Ripple Engineers Propose Staking for XRP Ledger to Reward Validators and Boost DeFi
Ripple engineers are actively discussing adding staking to the XRP Ledger (XRPL) after DeFi activity on the network grew faster than expected. RippleX head of engineering Ayo Akinyele said XRPL needs incentive structures to keep participants engaged and to directly reward validators, which could strengthen network security and attract liquidity. The proposal faces technical and design challenges: XRPL currently burns transaction fees and uses performance- and reputation-based trust rather than financial stake, so developers must find a fair source and distribution method for staking rewards and rework fee mechanics. Ripple CTO David Schwartz proposed options to limit centralization risk, including a two-layer consensus where an outer layer selects a small incentivized inner validator set, or keeping the current consensus while using fees to fund zero-knowledge (ZK) proofs that verify smart-contract execution.

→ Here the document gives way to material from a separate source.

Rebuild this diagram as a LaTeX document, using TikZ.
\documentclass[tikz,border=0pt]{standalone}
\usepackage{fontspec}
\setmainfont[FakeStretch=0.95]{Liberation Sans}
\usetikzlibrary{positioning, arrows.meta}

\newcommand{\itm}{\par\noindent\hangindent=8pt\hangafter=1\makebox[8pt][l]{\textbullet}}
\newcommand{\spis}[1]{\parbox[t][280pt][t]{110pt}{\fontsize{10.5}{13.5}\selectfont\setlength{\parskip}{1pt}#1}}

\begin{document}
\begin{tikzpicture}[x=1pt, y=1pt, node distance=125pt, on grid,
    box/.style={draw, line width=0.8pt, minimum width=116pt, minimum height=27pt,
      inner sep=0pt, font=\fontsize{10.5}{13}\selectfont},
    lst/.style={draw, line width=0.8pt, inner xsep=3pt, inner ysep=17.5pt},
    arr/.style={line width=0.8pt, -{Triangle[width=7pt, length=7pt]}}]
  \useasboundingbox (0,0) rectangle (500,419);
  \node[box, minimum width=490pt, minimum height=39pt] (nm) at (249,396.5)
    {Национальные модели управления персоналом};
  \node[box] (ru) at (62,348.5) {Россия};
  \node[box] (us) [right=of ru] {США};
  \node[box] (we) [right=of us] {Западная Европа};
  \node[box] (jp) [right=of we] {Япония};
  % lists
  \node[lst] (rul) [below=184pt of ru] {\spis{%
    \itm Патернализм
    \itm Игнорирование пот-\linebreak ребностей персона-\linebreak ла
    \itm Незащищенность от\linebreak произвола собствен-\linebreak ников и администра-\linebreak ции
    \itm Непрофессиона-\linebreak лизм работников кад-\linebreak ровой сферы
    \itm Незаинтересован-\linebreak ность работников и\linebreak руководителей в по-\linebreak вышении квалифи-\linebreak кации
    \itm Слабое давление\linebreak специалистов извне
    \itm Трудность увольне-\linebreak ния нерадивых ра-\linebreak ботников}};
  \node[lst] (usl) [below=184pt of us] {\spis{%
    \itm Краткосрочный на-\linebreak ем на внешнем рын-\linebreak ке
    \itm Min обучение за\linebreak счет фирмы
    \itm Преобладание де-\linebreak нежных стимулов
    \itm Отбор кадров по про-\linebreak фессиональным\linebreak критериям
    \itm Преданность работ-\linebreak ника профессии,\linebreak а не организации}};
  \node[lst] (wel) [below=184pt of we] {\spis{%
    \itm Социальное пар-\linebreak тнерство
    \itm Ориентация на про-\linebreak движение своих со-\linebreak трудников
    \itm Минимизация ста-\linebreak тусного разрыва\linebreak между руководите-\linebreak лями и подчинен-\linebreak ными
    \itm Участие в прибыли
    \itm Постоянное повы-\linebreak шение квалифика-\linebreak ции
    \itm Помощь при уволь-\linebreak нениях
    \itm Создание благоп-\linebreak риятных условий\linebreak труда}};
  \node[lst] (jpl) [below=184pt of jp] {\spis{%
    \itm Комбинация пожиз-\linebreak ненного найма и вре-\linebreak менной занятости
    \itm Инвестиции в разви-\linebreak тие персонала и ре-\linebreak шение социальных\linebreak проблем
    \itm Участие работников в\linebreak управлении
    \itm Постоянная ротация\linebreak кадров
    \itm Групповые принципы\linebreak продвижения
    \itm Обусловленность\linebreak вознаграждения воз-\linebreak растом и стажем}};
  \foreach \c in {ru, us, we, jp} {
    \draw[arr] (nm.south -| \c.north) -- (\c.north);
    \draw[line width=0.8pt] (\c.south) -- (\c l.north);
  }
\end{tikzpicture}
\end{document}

Any staking model must coexist with XRPL’s existing consensus (Proof of Association/performance-based trust) to preserve stability and trust. If implemented, staking on XRPL could align the ledger with PoS ecosystems, boost DeFi utility, and appeal to institutional liquidity, but it requires protocol adjustments and careful design to avoid degrading decentralization.
Bullish
Introducing staking to the XRP Ledger is likely bullish for XRP because it creates a new on-chain utility that can attract longer-term holders, validator economics, and institutional liquidity. In the short term, announcements and developer momentum tend to increase speculative interest and buy-side pressure as traders anticipate higher demand for staking-related participation and potential yield. Over the medium to long term, a well-designed staking model could increase capital locked on XRPL, reduce circulating supply available for trading, and improve network security—factors that historically support price appreciation for tokens that successfully add staking. However, impact depends on design details: if reward sources require burning fewer fees or introduce centralization risks, the positive effect could be muted or provoke community pushback. The market reaction will also hinge on timelines and concrete protocol changes; mere discussion is positive sentiment but less impactful than a concrete upgrade roadmap or deployment.